- _Exercise instructions_: Copy each line exactly. Drop every picture.

::::

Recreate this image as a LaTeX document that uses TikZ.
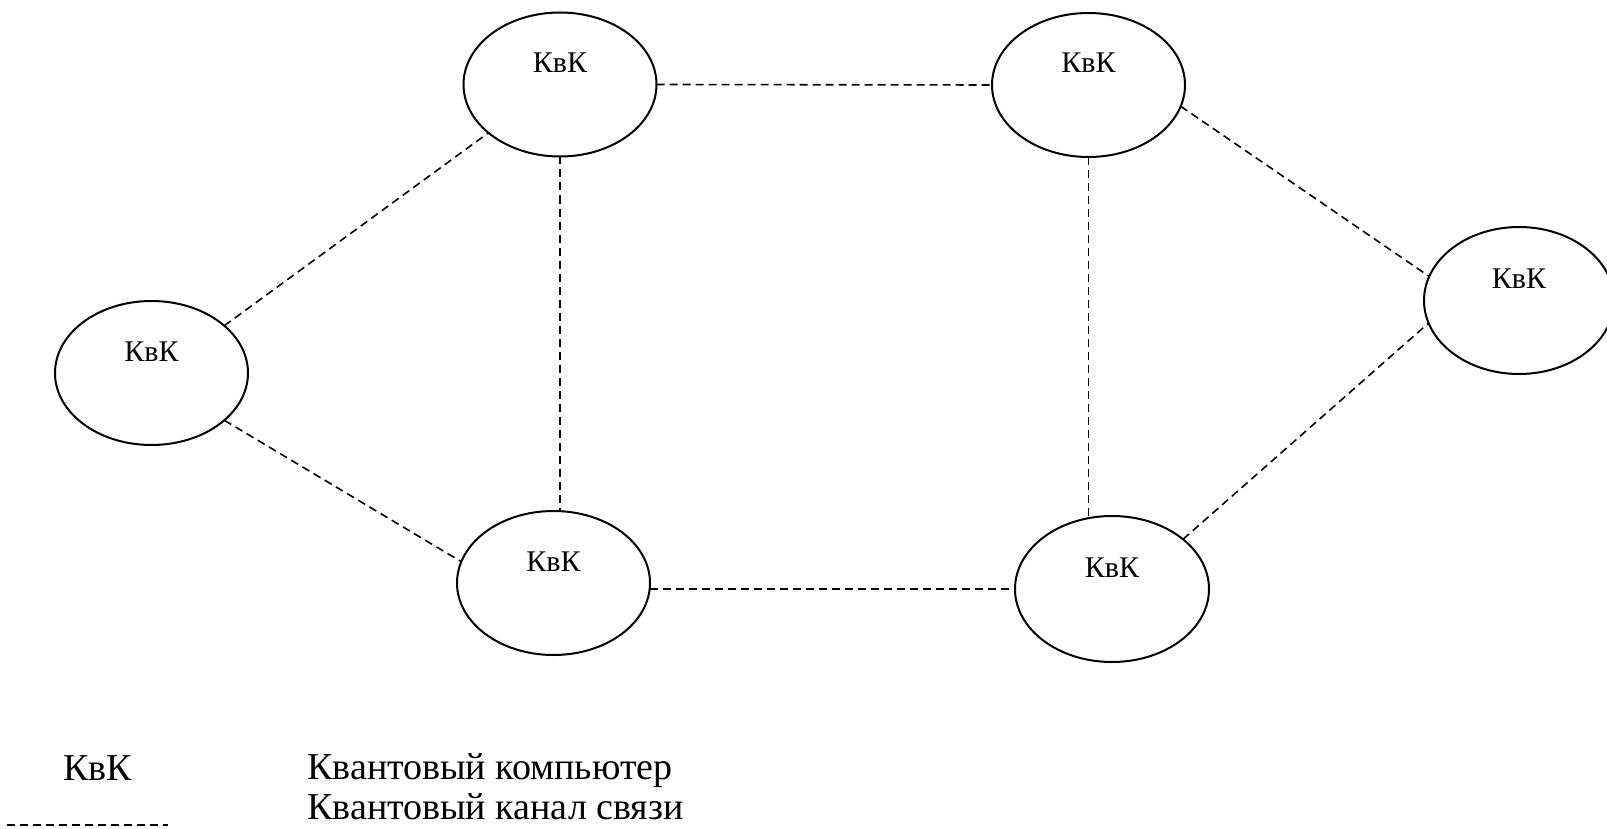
\documentclass[tikz,border=0pt]{standalone}
\usepackage{fontspec}
\setmainfont{Liberation Serif}
\usetikzlibrary{shapes.geometric}

\tikzset{
  kvk/.style={ellipse, draw, line width=1pt, inner sep=0pt, outer sep=0pt,
    minimum width=96.5pt, minimum height=72pt,
    font=\fontsize{15}{17}\selectfont, text height=2pt, text depth=14pt},
  qlink/.style={line width=0.8pt, dash pattern=on 4pt off 2.5pt},
  legtext/.style={anchor=base west, inner sep=0pt, font=\fontsize{19}{22}\selectfont}
}

\begin{document}
\begin{tikzpicture}[x=0.5pt,y=-0.5pt]
\useasboundingbox (0,0) rectangle (1607,829);

% quantum computers
\node[kvk] (tl) at (560,84.5) {КвК};
\node[kvk] (tr) at (1088.5,85) {КвК};
\node[kvk] (l) at (151.5,373) {КвК};
\node[kvk] (bl) at (553.5,583) {КвК};
\node[kvk, minimum width=97pt, minimum height=73pt] (br) at (1112,589) {КвК};
\node[kvk, minimum width=95pt, minimum height=73.5pt] (r) at (1519,300.5) {КвК};

% quantum channels
\draw[qlink] (tl.east) -- (tr.west);
\draw[qlink] (tl.south) -- (tl.south |- bl.north);
\draw[qlink] (tr.south) -- (tr.south |- br.north);
\draw[qlink] (bl.east |- br.west) -- (br.west);
\draw[qlink] (l.33) -- (tl.214);
\draw[qlink] (l.-33) -- (bl.167.6);
\draw[qlink] (tr.-13.5) -- (r.165);
\draw[qlink] (br.35) -- (r.-166);

% legend
\node[legtext] (lkvk) at (63,780) {КвК};
\node[legtext] (lcomp) at (307,779) {Квантовый компьютер};
\node[legtext] (lchan) at (307,819) {Квантовый канал связи};
\coordinate (lstart) at (7,825);
\coordinate (lend) at (168,825);
\draw[qlink] (lstart) -- (lend);
\end{tikzpicture}
\end{document}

::::

- _The result_:
Recreate this image as a LaTeX document that uses TikZ.
\documentclass[tikz,border=0pt]{standalone}
\usepackage{fontspec}
\setmainfont{Liberation Serif}
\usetikzlibrary{shapes.geometric}

\tikzset{
  kvk/.style={ellipse, draw, line width=1pt, inner sep=0pt, outer sep=0pt,
    minimum width=96.5pt, minimum height=72pt,
    font=\fontsize{15}{17}\selectfont, text height=2pt, text depth=14pt},
  qlink/.style={line width=0.8pt, dash pattern=on 4pt off 2.5pt},
  legtext/.style={anchor=base west, inner sep=0pt, font=\fontsize{19}{22}\selectfont}
}

\begin{document}
\begin{tikzpicture}[x=0.5pt,y=-0.5pt]
\useasboundingbox (0,0) rectangle (1607,829);

% quantum computers
\node[kvk] (tl) at (560,84.5) {КвК};
\node[kvk] (tr) at (1088.5,85) {КвК};
\node[kvk] (l) at (151.5,373) {КвК};
\node[kvk] (bl) at (553.5,583) {КвК};
\node[kvk, minimum width=97pt, minimum height=73pt] (br) at (1112,589) {КвК};
\node[kvk, minimum width=95pt, minimum height=73.5pt] (r) at (1519,300.5) {КвК};

% quantum channels
\draw[qlink] (tl.east) -- (tr.west);
\draw[qlink] (tl.south) -- (tl.south |- bl.north);
\draw[qlink] (tr.south) -- (tr.south |- br.north);
\draw[qlink] (bl.east |- br.west) -- (br.west);
\draw[qlink] (l.33) -- (tl.214);
\draw[qlink] (l.-33) -- (bl.167.6);
\draw[qlink] (tr.-13.5) -- (r.165);
\draw[qlink] (br.35) -- (r.-166);

% legend
\node[legtext] (lkvk) at (63,780) {КвК};
\node[legtext] (lcomp) at (307,779) {Квантовый компьютер};
\node[legtext] (lchan) at (307,819) {Квантовый канал связи};
\coordinate (lstart) at (7,825);
\coordinate (lend) at (168,825);
\draw[qlink] (lstart) -- (lend);
\end{tikzpicture}
\end{document}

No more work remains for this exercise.